What follows is the brief scene that not only reveals to Gertrude the King’s plot to kill Hamlet whilst in England, but it also reveals that Hamlet rewrote and resealed the order to have Rosencrantz and Guildenstern killed upon their arrival in England. Despite appearing to accept this information as fact, Gertrude’s behavior towards the King and Hamlet does not seem to differ from the other editions.
Enter Horatio and the Queene.
Horatio: Madame, your son is safe arrived in Denmark.

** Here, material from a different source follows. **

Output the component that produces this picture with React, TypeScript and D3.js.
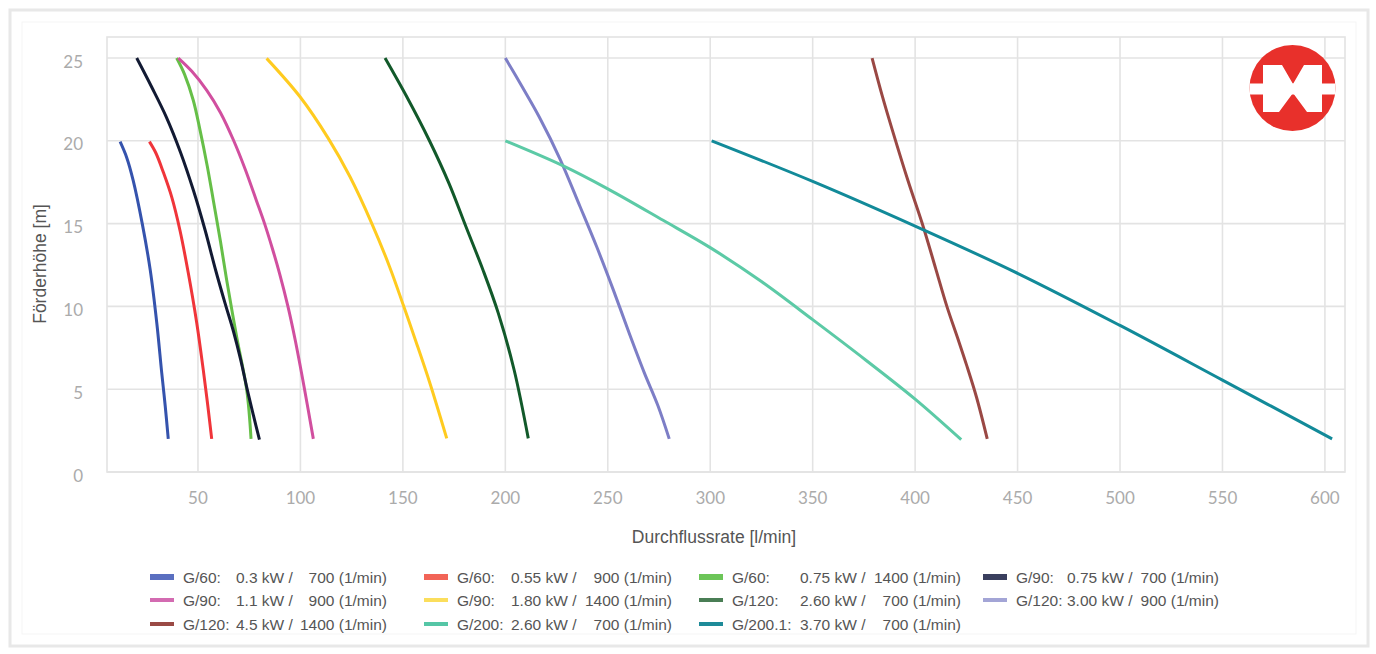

This letter I even now received of him,
Whereas he writes how he escaped the danger,
And subtle treason that the king had plotted,
Being crossed by the contention of the winds,
He found the packet sent to the king of England ,
Wherein he saw himself betrayed to death,
As at his next conversation with your grace,
He will relate the circumstance at full.
Queen: Then I perceive there’s treason in his looks
That seemed to sugar o’re his villainy:
But I will soothe and please him for a time,
For murderous minds are always jealous,
But know not you Horatio where he is?
Horatio: Yes Madame, and he hath appointed me
To meet him on the east side of the city
Queen: O fail not, good Horatio , and withal, commend me
A mothers care to him, bid him a while
Be wary of his presence, lest that he
Fail in that he goes about.
Horatio:. Madam, never make doubt of that:
I think by this the news be come to court:
He is arrived, observe the king, and you shall
Quickly find, Hamlet being here,
Things fell not to his mind.
Queen: But what became of Guildenstern and Rosencrantz ?

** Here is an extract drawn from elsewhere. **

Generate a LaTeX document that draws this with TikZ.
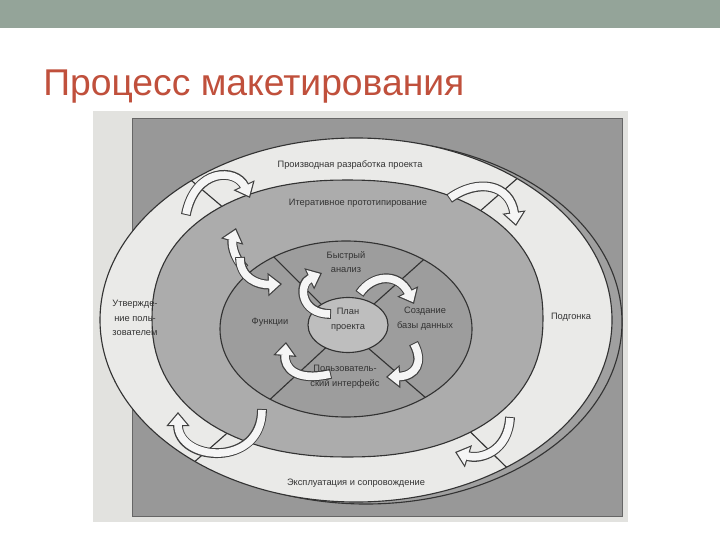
\documentclass[tikz,border=0pt]{standalone}
\usepackage{fontspec}
\setmainfont{Liberation Sans}
\usetikzlibrary{arrows.meta}

\definecolor{barcol}{RGB}{148,164,153}
\definecolor{titlecol}{RGB}{192,80,60}
\definecolor{scancol}{RGB}{226,226,223}
\definecolor{backcol}{RGB}{152,152,152}
\definecolor{shadecol}{RGB}{160,160,160}
\definecolor{ringcol}{RGB}{234,234,232}
\definecolor{midcol}{RGB}{172,172,172}
\definecolor{corecol}{RGB}{157,157,157}
\definecolor{plancol}{RGB}{190,190,190}

% hollow curved arrow: dark outline pass, light fill pass
\newcommand{\turnarrow}[1]{\draw[arrout] #1; \draw[arrin] #1;}

\begin{document}
\begin{tikzpicture}[x=0.025cm, y=0.025cm,
  edge/.style={line width=0.8pt, draw=black!80},
  lbl/.style={font=\fontsize{6.6}{10.5}\selectfont, text=black!80, align=center, inner sep=0pt},
  arrout/.style={line width=7pt, draw=black!75, shorten <=-0.7pt, -{Triangle[length=10pt,width=16pt]}},
  arrin/.style={line width=5.4pt, draw=black!4, shorten >=1.4pt, -{Triangle[length=7.8pt,width=12.6pt]}}]
  \useasboundingbox (0,0) rectangle (720,540);
  \fill[white] (0,0) rectangle (720,540);
  \fill[barcol] (0,512) rectangle (720,540);
  \node[anchor=base west, inner sep=0pt, text=titlecol, font=\fontsize{26.5}{30}\selectfont] (title) at (43,444) {Процесс макетирования};
  % scanned figure
  \fill[scancol] (93,18) rectangle (628,429);
  \draw[line width=0.6pt, draw=black!60, fill=backcol] (132,24) rectangle (622,422);
  \draw[edge, fill=shadecol] (366,218) ellipse [x radius=256, y radius=182];
  \draw[edge, fill=ringcol] (356,220) ellipse [x radius=256, y radius=182];
  \foreach \a in {130,51,231,306} \draw[edge] (356,220) -- ++(\a:256 and 182);
  \draw[edge, fill=midcol] plot[domain=0:360, samples=121] ({347.5+195.5*sign(cos(\x))*abs(cos(\x))^0.9}, {221.5+138.5*sign(sin(\x))*abs(sin(\x))^0.9}) -- cycle;
  \draw[edge, fill=corecol] (346,211) ellipse [x radius=126, y radius=88];
  \foreach \a in {125,52,233,309} \draw[edge] (346,211) -- ++(\a:126 and 88);
  \draw[edge, fill=plancol] (348,215) ellipse [x radius=40, y radius=27.5];
  % arrows
  \turnarrow{(186,326) .. controls (195,372) and (236,372) .. (250,342)}
  \turnarrow{(450,342) .. controls (478,362) and (510,356) .. (516,314)}
  \turnarrow{(244,272) .. controls (232,284) and (232,298) .. (236,312)}
  \turnarrow{(240,282) .. controls (240,262) and (258,255) .. (282,256)}
  \turnarrow{(330,226) .. controls (300,226) and (298,256) .. (322,267)}
  \turnarrow{(360,247) .. controls (372,265) and (398,268) .. (414,236)}
  \turnarrow{(330,166) .. controls (296,158) and (284,172) .. (286,198)}
  \turnarrow{(414,196) .. controls (424,178) and (416,164) .. (386,163)}
  \turnarrow{(262,130) .. controls (262,72) and (178,78) .. (178,128)}
  \turnarrow{(510,122) .. controls (508,88) and (480,80) .. (455,88)}
  % labels
  \node[lbl] (prod) at (350,375) {Производная разработка проекта};
  \node[lbl] (iter) at (358,337) {Итеративное прототипирование};
  \node[lbl] (fast) at (346,278) {Быстрый\\анализ};
  \node[lbl] (func) at (270,218) {Функции};
  \node[lbl] (plan) at (348,220) {План\\проекта};
  \node[lbl] (base) at (425,221) {Создание\\базы данных};
  \node[lbl] (user) at (345,163) {Пользователь-\\ский интерфейс};
  \node[lbl] (okay) at (135,222) {Утвержде-\\ние поль-\\зователем};
  \node[lbl] (tune) at (571,223) {Подгонка};
  \node[lbl] (oper) at (356,57) {Эксплуатация и сопровождение};
\end{tikzpicture}
\end{document}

Horatio: He being set ashore, they went for England ,
And in the packet there writ down that doom
To be performed on them pointed for him:
And by great chance he had his father’s seal,
So all was done without discovery.
Queen: Thanks be to heaven for blessing of the prince,
Horatio once again I take my leave,
With thousand mothers blessings to my son.
Horatio:. Madam adieu.
So, what do you think of this undeveloped arc? In all likelihood it was a confused and poorly remembered scene on the part of whoever supplied the publisher with the manuscript. But could this short scene be a remnant (it never appears in print again) of another version of Hamlet with an alternate ending? It is a point of deviation whereby one could stage a slightly less tragic finale in terms of body count, and perhaps our protagonist could actually live to tell his own tale.
For me, this is fascinating and a prompt for more research.